Someone asked me about Japanese pickles. Besides the fact that I like to eat them I don't think I'm very knowlegable. But I'll give it a try.
Japanese love pickles. They seem to love any foods that can be preserved so we use a lot of dried fish and vegetables and a lot of pickled foods too. At any hole in the wall place serving lunch or dinner there will always be a tiny plate of pickles next to the rice bowl... come to think of it, at the fancy restaurants too, there will often be a tiny plate of pickles next to the expensive sashimi plate too!
I have a feeling that being able to make pickles is a requirement for being a farm wife. Behind the sheds and out the back door of the kitchen, a farmer's wife will have two or three plastic "trash cans" filled with pickles. She will have started whatever pickles as the vegetables are harvested and each "can" will have a different load of pickles. Of course cucumber, but also Chinese cabbage, or long icicle radish or plums. The outdoor pickles can be eaten for months and months and given away to people like me who don't make pickles, but there are also overnight pickles. I see that I have written about the overnight pickles before, so you can check this blog post... but anyway, pickles are an important part of a meal!
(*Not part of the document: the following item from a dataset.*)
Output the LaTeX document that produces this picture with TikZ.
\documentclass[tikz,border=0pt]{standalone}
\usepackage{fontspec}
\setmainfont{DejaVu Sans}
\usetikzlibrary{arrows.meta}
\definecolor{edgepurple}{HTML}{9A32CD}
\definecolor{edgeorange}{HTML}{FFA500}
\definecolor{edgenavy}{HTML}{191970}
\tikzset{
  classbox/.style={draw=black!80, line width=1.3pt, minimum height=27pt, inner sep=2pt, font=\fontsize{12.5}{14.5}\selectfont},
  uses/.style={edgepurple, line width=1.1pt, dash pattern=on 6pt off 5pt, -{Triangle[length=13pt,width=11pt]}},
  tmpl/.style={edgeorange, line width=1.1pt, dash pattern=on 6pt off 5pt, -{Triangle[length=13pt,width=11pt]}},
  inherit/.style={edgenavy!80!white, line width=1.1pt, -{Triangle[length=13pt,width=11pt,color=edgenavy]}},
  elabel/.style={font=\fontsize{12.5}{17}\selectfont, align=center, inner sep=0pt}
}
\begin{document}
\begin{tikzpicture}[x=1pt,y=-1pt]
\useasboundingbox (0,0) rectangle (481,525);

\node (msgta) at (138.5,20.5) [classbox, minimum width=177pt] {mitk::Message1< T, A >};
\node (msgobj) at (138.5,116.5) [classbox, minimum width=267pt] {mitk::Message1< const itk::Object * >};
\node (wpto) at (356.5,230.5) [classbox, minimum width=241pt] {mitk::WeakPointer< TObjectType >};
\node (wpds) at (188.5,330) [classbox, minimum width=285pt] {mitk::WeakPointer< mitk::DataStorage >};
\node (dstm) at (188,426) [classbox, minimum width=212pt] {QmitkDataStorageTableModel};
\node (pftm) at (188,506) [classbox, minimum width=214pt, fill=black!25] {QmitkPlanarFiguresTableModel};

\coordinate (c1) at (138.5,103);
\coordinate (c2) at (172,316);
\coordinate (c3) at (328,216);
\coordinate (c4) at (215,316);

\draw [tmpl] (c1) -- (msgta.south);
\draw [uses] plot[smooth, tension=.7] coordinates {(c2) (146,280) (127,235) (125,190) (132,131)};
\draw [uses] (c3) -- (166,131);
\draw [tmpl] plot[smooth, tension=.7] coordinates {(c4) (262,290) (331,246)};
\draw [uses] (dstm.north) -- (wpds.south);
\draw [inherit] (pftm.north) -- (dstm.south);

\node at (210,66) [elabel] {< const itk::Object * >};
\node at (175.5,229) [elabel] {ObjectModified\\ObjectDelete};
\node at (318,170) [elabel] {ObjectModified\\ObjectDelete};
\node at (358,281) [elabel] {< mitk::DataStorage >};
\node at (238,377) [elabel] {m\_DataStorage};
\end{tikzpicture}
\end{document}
This is Takuan, a distinctly flavorful icicle radish pickle. Y-kun brought this over from his grandmother.
I have had fair success with making overnight pickles but I stay far away from trying to make long term pickles. My only attempt was when I was a newly wed bride and I thought I'd be very Japanese if I made Tetsu some pickled plums. They are called Umeboshi in Japan...
Umeboshi are great for rice balls and for flavor in a cold lunch box. They are extremely salty and sour. If you think of green olives, what happens? You start salivating. With Umeboshi too. (In fact I've used Umeboshi in casseroles calling for green olives and the dish was delicious.)
Back when I innocently decided to make Umeboshi I bought a box of plums, sprayed them with a type of sake and set them out to dry on a bamboo tray, (being careful to bring the tray in whenever it rained) and then I was ready to salt the plums and add some red burdock leaves that have a wonderful aroma and also turn the plums bright pink. The Umeboshi are supposed to be left in a cool, dry place so I chose our apartment closet. Every so often I would check the Umeboshi turning a lovely pink color in the ever increasing bath of brine... But one day when getting something out of the closet I upturned everything and the whole bucket fell all over our bedding and other stored items... I had a pink, sticky mess and I was so frustrated I tossed out the whole bucket! Our closet was badly stained pink which I'm sure was a mystery to the next apartment residents... I've never tried to make Umeboshi again.
I don't really have to make pickles anyway and probably most young Japanese wives (non-farm wives) have no idea how to make pickles. We have access to numerous of types of pickles in the supermarket and the fancier department stores and local specialty shops sell pickles by weight. Tetsu and I were somewhere and all the tourists were milling around sampling all the different types of pickles available. Celery, shallots, bamboo shoots, ferns etc.
At the same place, there was another shopkeeper selling pickles... of sorts. These all have fish in them... Let's see... a type of pickled herring (but not pickled in sour cream), pickled salmon, pickled shellfish...
Pickles... a nice accent to a Japanese meal. A place to rest your chopsticks before another mouthful. A refreshing sensation separating one flavor from the next.